§ INSTRUCTIONS FOR THE TASK: Copy all lines below exactly as written. Leave pictures out.

§ GIVEN MATERIAL:
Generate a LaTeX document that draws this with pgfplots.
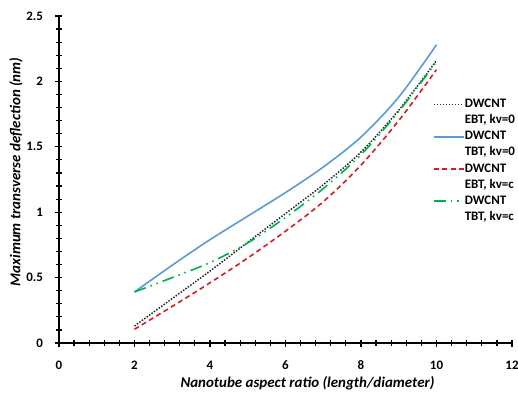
\documentclass[border=0pt]{standalone}
\usepackage{fontspec}
\setmainfont{Carlito}
\usepackage{pgfplots}
\pgfplotsset{compat=1.18}
\pgfplotsset{legend image code/.code={\draw[#1] (0bp,0bp) -- (30bp,0bp);}}
\definecolor{cblue}{RGB}{91,155,213}
\definecolor{cred}{RGB}{210,30,35}
\definecolor{cgreen}{RGB}{0,176,80}
\definecolor{cblack}{RGB}{40,40,40}
\begin{document}
\fontsize{13}{15}\selectfont
\begin{tikzpicture}
\begin{axis}[
  scale only axis, width=453bp, height=327bp,
  xmin=0, xmax=12, ymin=0, ymax=2.5,
  axis x line=bottom, axis y line=left,
  axis line style={-, line width=1.2bp, black},
  xtick={0,2,...,12}, ytick={0,0.5,...,2.5},
  minor x tick num=4, minor y tick num=4,
  tick align=center, major tick length=7bp, minor tick length=6bp,
  every tick/.style={black, line width=1.2bp},
  /pgf/number format/assume math mode=true,
  ticklabel style={font=\fontsize{13}{15}\selectfont\bfseries, text=black},
  xticklabel style={yshift=-10bp},
  yticklabel style={xshift=-8bp},
  xlabel={\bfseries\itshape Nanotube aspect ratio (length/diameter)},
  ylabel={\bfseries\itshape Maximum transverse deflection (nm)},
  label style={font=\fontsize{15}{17}\selectfont},
  xlabel style={at={(axis description cs:0.5486,0)}, anchor=center, yshift=-40bp},
  ylabel style={at={(axis description cs:0,0.523)}, anchor=center, yshift=43bp},
  legend cell align=left,
  legend style={draw=none, fill=none, at={(axis description cs:0.8256,0.748)}, anchor=north west,
    font=\fontsize{13}{15}\selectfont\bfseries,
    nodes={inner sep=0pt, text height=9bp, text depth=3bp},
    row sep=4.1bp, inner sep=0pt,
    /tikz/every even column/.append style={column sep=3bp}},
]
\addplot[cblack, line width=1.5bp, dash pattern=on 1.5bp off 1.5bp, smooth] coordinates {
(2,0.13) (3,0.34) (4,0.55) (5,0.77) (6,0.99) (7,1.21) (8,1.46) (9,1.78) (10,2.16)};
\addlegendentry{DWCNT}
\addlegendimage{empty legend}\addlegendentry{EBT, kv=0}
\addplot[cblue, line width=1.6bp, smooth] coordinates {
(2,0.39) (3,0.595) (4,0.79) (5,0.97) (6,1.15) (7,1.345) (8,1.575) (9,1.88) (10,2.28)};
\addlegendentry{DWCNT}
\addlegendimage{empty legend}\addlegendentry{TBT, kv=0}
\addplot[cred, line width=1.6bp, dash pattern=on 5bp off 3.5bp, smooth] coordinates {
(2,0.105) (3,0.28) (4,0.46) (5,0.65) (6,0.855) (7,1.08) (8,1.36) (9,1.70) (10,2.09)};
\addlegendentry{DWCNT}
\addlegendimage{empty legend}\addlegendentry{EBT, kv=c}
\addplot[cgreen, line width=1.6bp, dash pattern=on 12bp off 5bp on 1.5bp off 5bp on 1.5bp off 5bp, smooth] coordinates {
(2,0.39) (3,0.50) (4,0.615) (5,0.765) (6,0.96) (7,1.18) (8,1.44) (9,1.77) (10,2.15)};
\addlegendentry{DWCNT}
\addlegendimage{empty legend}\addlegendentry{TBT, kv=c}
\coordinate (bl) at (rel axis cs:-0.13024,-0.15596);
\coordinate (tr) at (rel axis cs:1.01325,1.04893);
\end{axis}
\pgfresetboundingbox
\path[use as bounding box] (bl) rectangle (tr);
\end{tikzpicture}
\end{document}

§ ANSWER IN FULL:
Generate a LaTeX document that draws this with pgfplots.
\documentclass[border=0pt]{standalone}
\usepackage{fontspec}
\setmainfont{Carlito}
\usepackage{pgfplots}
\pgfplotsset{compat=1.18}
\pgfplotsset{legend image code/.code={\draw[#1] (0bp,0bp) -- (30bp,0bp);}}
\definecolor{cblue}{RGB}{91,155,213}
\definecolor{cred}{RGB}{210,30,35}
\definecolor{cgreen}{RGB}{0,176,80}
\definecolor{cblack}{RGB}{40,40,40}
\begin{document}
\fontsize{13}{15}\selectfont
\begin{tikzpicture}
\begin{axis}[
  scale only axis, width=453bp, height=327bp,
  xmin=0, xmax=12, ymin=0, ymax=2.5,
  axis x line=bottom, axis y line=left,
  axis line style={-, line width=1.2bp, black},
  xtick={0,2,...,12}, ytick={0,0.5,...,2.5},
  minor x tick num=4, minor y tick num=4,
  tick align=center, major tick length=7bp, minor tick length=6bp,
  every tick/.style={black, line width=1.2bp},
  /pgf/number format/assume math mode=true,
  ticklabel style={font=\fontsize{13}{15}\selectfont\bfseries, text=black},
  xticklabel style={yshift=-10bp},
  yticklabel style={xshift=-8bp},
  xlabel={\bfseries\itshape Nanotube aspect ratio (length/diameter)},
  ylabel={\bfseries\itshape Maximum transverse deflection (nm)},
  label style={font=\fontsize{15}{17}\selectfont},
  xlabel style={at={(axis description cs:0.5486,0)}, anchor=center, yshift=-40bp},
  ylabel style={at={(axis description cs:0,0.523)}, anchor=center, yshift=43bp},
  legend cell align=left,
  legend style={draw=none, fill=none, at={(axis description cs:0.8256,0.748)}, anchor=north west,
    font=\fontsize{13}{15}\selectfont\bfseries,
    nodes={inner sep=0pt, text height=9bp, text depth=3bp},
    row sep=4.1bp, inner sep=0pt,
    /tikz/every even column/.append style={column sep=3bp}},
]
\addplot[cblack, line width=1.5bp, dash pattern=on 1.5bp off 1.5bp, smooth] coordinates {
(2,0.13) (3,0.34) (4,0.55) (5,0.77) (6,0.99) (7,1.21) (8,1.46) (9,1.78) (10,2.16)};
\addlegendentry{DWCNT}
\addlegendimage{empty legend}\addlegendentry{EBT, kv=0}
\addplot[cblue, line width=1.6bp, smooth] coordinates {
(2,0.39) (3,0.595) (4,0.79) (5,0.97) (6,1.15) (7,1.345) (8,1.575) (9,1.88) (10,2.28)};
\addlegendentry{DWCNT}
\addlegendimage{empty legend}\addlegendentry{TBT, kv=0}
\addplot[cred, line width=1.6bp, dash pattern=on 5bp off 3.5bp, smooth] coordinates {
(2,0.105) (3,0.28) (4,0.46) (5,0.65) (6,0.855) (7,1.08) (8,1.36) (9,1.70) (10,2.09)};
\addlegendentry{DWCNT}
\addlegendimage{empty legend}\addlegendentry{EBT, kv=c}
\addplot[cgreen, line width=1.6bp, dash pattern=on 12bp off 5bp on 1.5bp off 5bp on 1.5bp off 5bp, smooth] coordinates {
(2,0.39) (3,0.50) (4,0.615) (5,0.765) (6,0.96) (7,1.18) (8,1.44) (9,1.77) (10,2.15)};
\addlegendentry{DWCNT}
\addlegendimage{empty legend}\addlegendentry{TBT, kv=c}
\coordinate (bl) at (rel axis cs:-0.13024,-0.15596);
\coordinate (tr) at (rel axis cs:1.01325,1.04893);
\end{axis}
\pgfresetboundingbox
\path[use as bounding box] (bl) rectangle (tr);
\end{tikzpicture}
\end{document}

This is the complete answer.